Actions will. Words may be deceitful but deeds don't lie. Your road to possibly getting back into her heart is through her eyes, NOT her ears.

Good luck, Negril, I've got a lot of faith in you.


So what does this mean? how can you show someone your unconditional love and that I have changed without ever seeing her?
or do you mean my actions of letting her go? giving her space but doing it without the arguing and pressure?


I think what P4L is saying is, no matter what you say in words there is no proof to her that they are not just words. Think of politics and elections. How many times do you really believe what you are being told before an election, just to win your vote. Half the time you never see them stick to their word. Now if they actually did what they said rather than just telling you, then you would start to believe in them, and think they really meant what they said. Maybe this is not a good analogy, but basically what ever you want to show or change, do it, don't just say it.

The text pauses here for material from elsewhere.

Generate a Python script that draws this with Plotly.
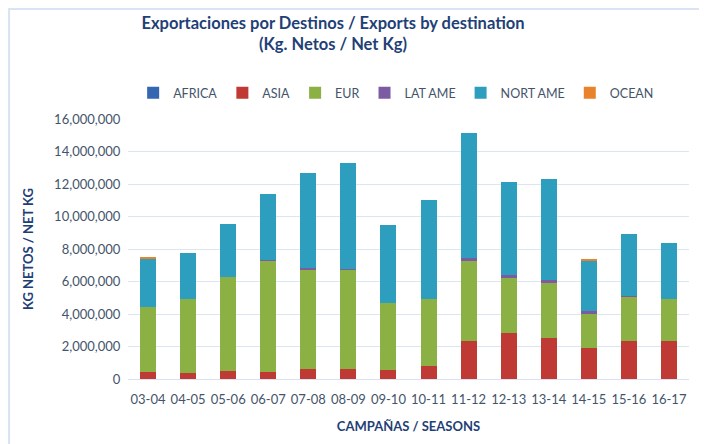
import plotly.graph_objects as go

# seasons on the x axis
seasons = ["03-04", "04-05", "05-06", "06-07", "07-08", "08-09", "09-10",
           "10-11", "11-12", "12-13", "13-14", "14-15", "15-16", "16-17"]

# net kg per destination
africa = [0, 0, 0, 0, 0, 0, 0, 0, 0, 0, 0, 0, 0, 0]
asia = [410000, 370000, 470000, 410000, 610000, 610000, 570000,
        800000, 2320000, 2830000, 2500000, 1880000, 2320000, 2320000]
eur = [4040000, 4570000, 5830000, 6870000, 6140000, 6140000, 4080000,
       4140000, 4920000, 3400000, 3410000, 2180000, 2730000, 2600000]
lat_ame = [0, 0, 0, 60000, 100000, 50000, 0, 0, 180000, 150000, 160000, 100000, 30000, 0]
nort_ame = [2950000, 2830000, 3260000, 4020000, 5850000, 6470000, 4800000,
            6050000, 7720000, 5760000, 6260000, 3140000, 3840000, 3430000]
ocean = [80000, 0, 0, 0, 0, 0, 0, 0, 0, 0, 0, 60000, 0, 0]

series = [
    ("AFRICA", africa, "#3466B2"),
    ("ASIA", asia, "#BF3A35"),
    ("EUR", eur, "#8BB043"),
    ("LAT AME", lat_ame, "#7D5BA3"),
    ("NORT AME", nort_ame, "#2E9EBF"),
    ("OCEAN", ocean, "#E8832C"),
]

FONT = "Lato, 'Open Sans', sans-serif"
DARK = "#1F3F77"
GREY = "#44546A"

fig = go.Figure()
for name, vals, color in series:
    fig.add_trace(go.Bar(
        x=seasons, y=vals, name=name,
        marker=dict(color=color, line=dict(width=0)),
    ))

# light border round the chart area (page body adds an 8px offset)
fig.add_shape(type="rect", xref="paper", yref="paper",
              x0=-0.212, x1=1.05, y0=-0.3, y1=1.423,
              line=dict(color="#DAE3F3", width=2), fillcolor="rgba(0,0,0,0)", layer="below")

fig.update_layout(
    width=699, height=436,
    barmode="stack", bargap=0.6,
    plot_bgcolor="white", paper_bgcolor="white",
    margin=dict(l=120, r=18, t=111, b=65),
    font=dict(family=FONT, color=GREY, size=13),
    title=dict(
        text="Exportaciones por Destinos / Exports by destination<br>(Kg. Netos / Net Kg)",
        x=0.465, xanchor="center", y=0.952, yanchor="top",
        font=dict(family=FONT, size=16.5, color=DARK, weight="bold"),
    ),
    legend=dict(
        orientation="h", x=0.478, xanchor="center",
        y=1.1, yanchor="middle",
        font=dict(size=12.5, color=GREY), traceorder="normal",
        itemwidth=30,
    ),
    xaxis=dict(
        type="category",
        showgrid=False, showline=True, linecolor="#D9E1F2", linewidth=1,
        ticks="", ticklabelstandoff=8, tickfont=dict(size=13, color=GREY),
        title=dict(text="CAMPAÑAS / SEASONS", standoff=16,
                   font=dict(size=13, color=DARK, weight="bold")),
    ),
    yaxis=dict(
        range=[0, 16000000], dtick=2000000, tickformat=",d",
        showgrid=True, gridcolor="#DCE5F2", gridwidth=1, zeroline=False,
        ticks="", ticksuffix="  ", tickfont=dict(size=13, color=GREY),
        title=dict(text="KG NETOS / NET KG", standoff=17,
                   font=dict(size=13, color=DARK, weight="bold")),
    ),
)

fig.write_html("out.html")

As for W not seeing changes. Well this is where its important that the changes are for you, not her. If they are for you, you will become a better, stronger, more positive person. Not only will you know this, other people will notice - people that may pass this onto your W, and when you do see your W you will not have to try and prove anything, because you will be a changed person, and she will notice this. She has lived with you for years, so she will know with minutes of seeing you that something has changed and she will be curious.

I know what you are going through, its tough, and no matter how much you think you are detached something will always catch off guard until you are fully detached.


Me: 38 W: 35
M: 9Yrs T: 15Yrs
S8 D5
BD: Feb 13
Still Living Together

I feel like I'm in thick forest, I'm slowly drawing a map of the way out, but not sure yet which side of the forest I will emerge.